Retype all material exactly. Pictures stay out of the copy.

start DATA SECTION

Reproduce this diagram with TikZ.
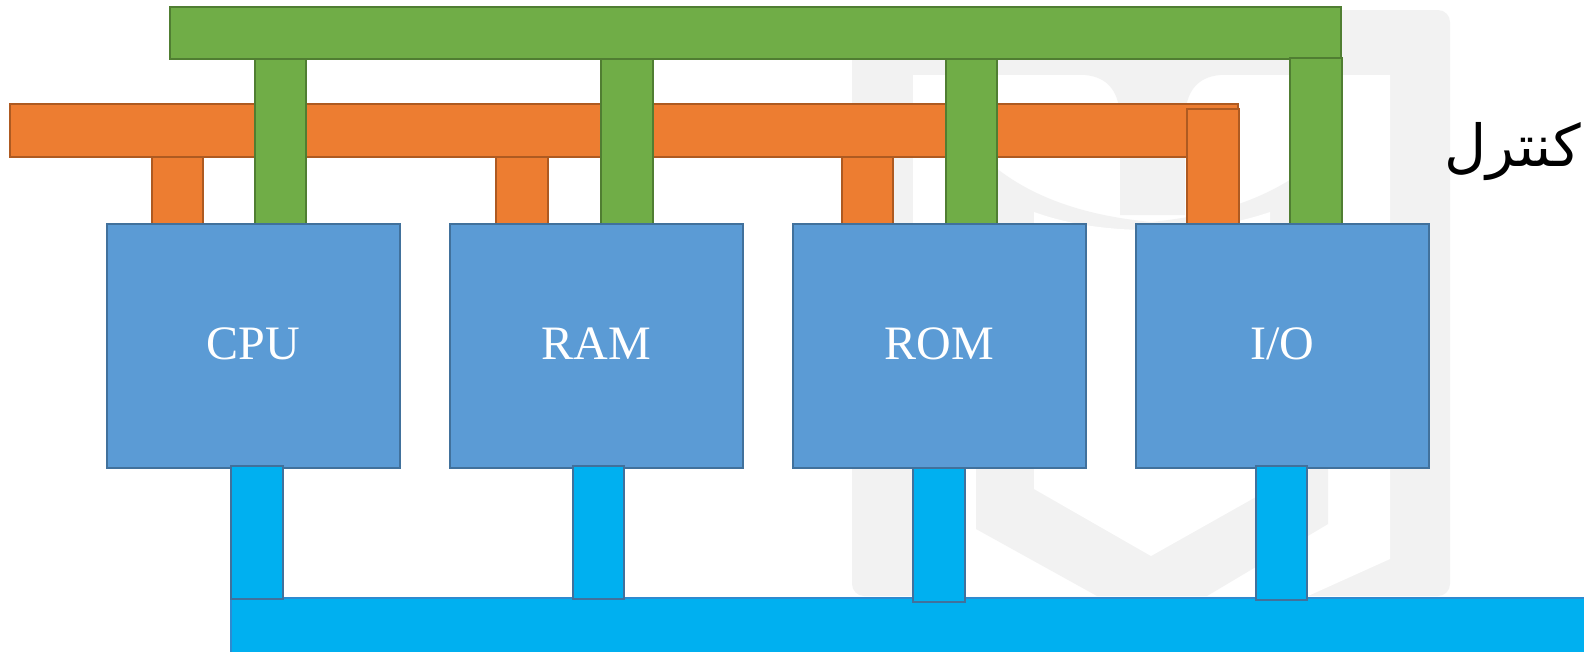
\documentclass[tikz,border=0pt]{standalone}
\usepackage{fontspec}
\setmainfont{Liberation Serif}
\newfontfamily\arabicfont[Script=Arabic]{DejaVu Sans}
\TeXXeTstate=1
\definecolor{gfill}{HTML}{70AD47}
\definecolor{gline}{HTML}{507E32}
\definecolor{ofill}{HTML}{ED7D31}
\definecolor{oline}{HTML}{AE5A21}
\definecolor{bfill}{HTML}{5B9BD5}
\definecolor{bline}{HTML}{41719C}
\definecolor{cfill}{HTML}{00B0F0}
\definecolor{cbarline}{HTML}{2E8BD0}
\definecolor{wmark}{HTML}{F2F2F2}
\tikzset{
  shp/.style={line width=2pt, inner sep=0pt, outer sep=0pt, anchor=north west},
  gbar/.style={shp, draw=gline, fill=gfill},
  obar/.style={shp, draw=oline, fill=ofill},
  cbar/.style={shp, draw=cbarline, fill=cfill},
  unit/.style={shp, draw=bline, fill=bfill, minimum width=293pt, minimum height=243.4pt},
  gstub/.style={draw=gline, fill=gfill, line width=2pt},
  ostub/.style={draw=oline, fill=ofill, line width=2pt},
  cstub/.style={draw=bline, fill=cfill, line width=2pt},
  lbl/.style={text=white, font=\fontsize{48}{50}\selectfont, inner sep=0pt, text depth=0pt},
}
\begin{document}
\begin{tikzpicture}[x=1pt,y=-1pt]
\useasboundingbox (0,0) rectangle (1584,651);
\begin{scope}
\clip (0,0) rectangle (1584,651);
% faint watermark logo
\fill[wmark, rounded corners=12pt] (852,10) rectangle (1450,596);
\fill[white] (913,75) -- (1390,75) -- (1390,559) -- (1308,596) -- (913,596) -- cycle;
\fill[wmark] (1085,75) .. controls (1108,77) and (1120,92) .. (1120,120) -- (1120,215)
   -- (1185,215) -- (1185,120) .. controls (1185,92) and (1197,77) .. (1220,75) -- cycle;
\fill[wmark] (976,150) .. controls (1020,195) and (1080,215) .. (1151,222)
   .. controls (1222,215) and (1282,195) .. (1328,150) -- (1328,524) -- (1207,596)
   -- (1097,596) -- (976,529) -- cycle;
\fill[white] (1034,212) .. controls (1070,225) and (1110,230) .. (1151,230)
   .. controls (1192,230) and (1232,225) .. (1270,212) -- (1270,489) -- (1151,556)
   -- (1034,489) -- cycle;

% buses
\node[gbar, minimum width=1171pt, minimum height=52pt] (gbus) at (170,7) {};
\node[obar, minimum width=1228pt, minimum height=52.5pt] (obus) at (9.5,104) {};
% green stubs
\draw[gstub] (254.6,59) rectangle (306.1,223.5);
\draw[gstub] (601,59) rectangle (652.5,223.5);
\draw[gstub] (945.5,59) rectangle (997,223.5);
\draw[gstub] (1290,57.6) rectangle (1341.5,223.5);
% orange stubs
\draw[ostub] (151.5,156.5) rectangle (203,224);
\draw[ostub] (496,156.5) rectangle (547.5,224);
\draw[ostub] (841.5,156.5) rectangle (893,224);
\draw[ostub] (1187,109) rectangle (1238.5,224);
% units
\node[unit] (cpu) at (107,224.3) {};
\node[unit] (ram) at (449.5,224.3) {};
\node[unit] (rom) at (793,224.3) {};
\node[unit] (io) at (1135.5,224.3) {};
\node[lbl] (cpul) at ([yshift=2.5pt]cpu.center) {CPU};
\node[lbl] (raml) at ([yshift=2.5pt]ram.center) {RAM};
\node[lbl] (roml) at ([yshift=2.5pt]rom.center) {ROM};
\node[lbl] (iol) at ([yshift=2.5pt]io.center) {I/O};
% data bus
\node[cbar, minimum width=1400pt, minimum height=60pt] (cbus) at (231.3,598) {};
\draw[cstub] (231.3,465.7) rectangle (282.8,599);
\draw[cstub] (572.8,465.7) rectangle (624.3,599);
\draw[cstub] (913.2,467.7) rectangle (964.7,602);
\draw[cstub] (1255.7,465.7) rectangle (1307.2,600);
% label
\node[anchor=base east, inner sep=0pt, font=\arabicfont\fontsize{58}{62}\selectfont] (ctl) at (1581,166) {\beginR کنترل\endR};
\end{scope}
\end{tikzpicture}
\end{document}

end DATA SECTION

■ OUTPUT OF THE TASK ■
Reproduce this diagram with TikZ.
\documentclass[tikz,border=0pt]{standalone}
\usepackage{fontspec}
\setmainfont{Liberation Serif}
\newfontfamily\arabicfont[Script=Arabic]{DejaVu Sans}
\TeXXeTstate=1
\definecolor{gfill}{HTML}{70AD47}
\definecolor{gline}{HTML}{507E32}
\definecolor{ofill}{HTML}{ED7D31}
\definecolor{oline}{HTML}{AE5A21}
\definecolor{bfill}{HTML}{5B9BD5}
\definecolor{bline}{HTML}{41719C}
\definecolor{cfill}{HTML}{00B0F0}
\definecolor{cbarline}{HTML}{2E8BD0}
\definecolor{wmark}{HTML}{F2F2F2}
\tikzset{
  shp/.style={line width=2pt, inner sep=0pt, outer sep=0pt, anchor=north west},
  gbar/.style={shp, draw=gline, fill=gfill},
  obar/.style={shp, draw=oline, fill=ofill},
  cbar/.style={shp, draw=cbarline, fill=cfill},
  unit/.style={shp, draw=bline, fill=bfill, minimum width=293pt, minimum height=243.4pt},
  gstub/.style={draw=gline, fill=gfill, line width=2pt},
  ostub/.style={draw=oline, fill=ofill, line width=2pt},
  cstub/.style={draw=bline, fill=cfill, line width=2pt},
  lbl/.style={text=white, font=\fontsize{48}{50}\selectfont, inner sep=0pt, text depth=0pt},
}
\begin{document}
\begin{tikzpicture}[x=1pt,y=-1pt]
\useasboundingbox (0,0) rectangle (1584,651);
\begin{scope}
\clip (0,0) rectangle (1584,651);
% faint watermark logo
\fill[wmark, rounded corners=12pt] (852,10) rectangle (1450,596);
\fill[white] (913,75) -- (1390,75) -- (1390,559) -- (1308,596) -- (913,596) -- cycle;
\fill[wmark] (1085,75) .. controls (1108,77) and (1120,92) .. (1120,120) -- (1120,215)
   -- (1185,215) -- (1185,120) .. controls (1185,92) and (1197,77) .. (1220,75) -- cycle;
\fill[wmark] (976,150) .. controls (1020,195) and (1080,215) .. (1151,222)
   .. controls (1222,215) and (1282,195) .. (1328,150) -- (1328,524) -- (1207,596)
   -- (1097,596) -- (976,529) -- cycle;
\fill[white] (1034,212) .. controls (1070,225) and (1110,230) .. (1151,230)
   .. controls (1192,230) and (1232,225) .. (1270,212) -- (1270,489) -- (1151,556)
   -- (1034,489) -- cycle;

% buses
\node[gbar, minimum width=1171pt, minimum height=52pt] (gbus) at (170,7) {};
\node[obar, minimum width=1228pt, minimum height=52.5pt] (obus) at (9.5,104) {};
% green stubs
\draw[gstub] (254.6,59) rectangle (306.1,223.5);
\draw[gstub] (601,59) rectangle (652.5,223.5);
\draw[gstub] (945.5,59) rectangle (997,223.5);
\draw[gstub] (1290,57.6) rectangle (1341.5,223.5);
% orange stubs
\draw[ostub] (151.5,156.5) rectangle (203,224);
\draw[ostub] (496,156.5) rectangle (547.5,224);
\draw[ostub] (841.5,156.5) rectangle (893,224);
\draw[ostub] (1187,109) rectangle (1238.5,224);
% units
\node[unit] (cpu) at (107,224.3) {};
\node[unit] (ram) at (449.5,224.3) {};
\node[unit] (rom) at (793,224.3) {};
\node[unit] (io) at (1135.5,224.3) {};
\node[lbl] (cpul) at ([yshift=2.5pt]cpu.center) {CPU};
\node[lbl] (raml) at ([yshift=2.5pt]ram.center) {RAM};
\node[lbl] (roml) at ([yshift=2.5pt]rom.center) {ROM};
\node[lbl] (iol) at ([yshift=2.5pt]io.center) {I/O};
% data bus
\node[cbar, minimum width=1400pt, minimum height=60pt] (cbus) at (231.3,598) {};
\draw[cstub] (231.3,465.7) rectangle (282.8,599);
\draw[cstub] (572.8,465.7) rectangle (624.3,599);
\draw[cstub] (913.2,467.7) rectangle (964.7,602);
\draw[cstub] (1255.7,465.7) rectangle (1307.2,600);
% label
\node[anchor=base east, inner sep=0pt, font=\arabicfont\fontsize{58}{62}\selectfont] (ctl) at (1581,166) {\beginR کنترل\endR};
\end{scope}
\end{tikzpicture}
\end{document}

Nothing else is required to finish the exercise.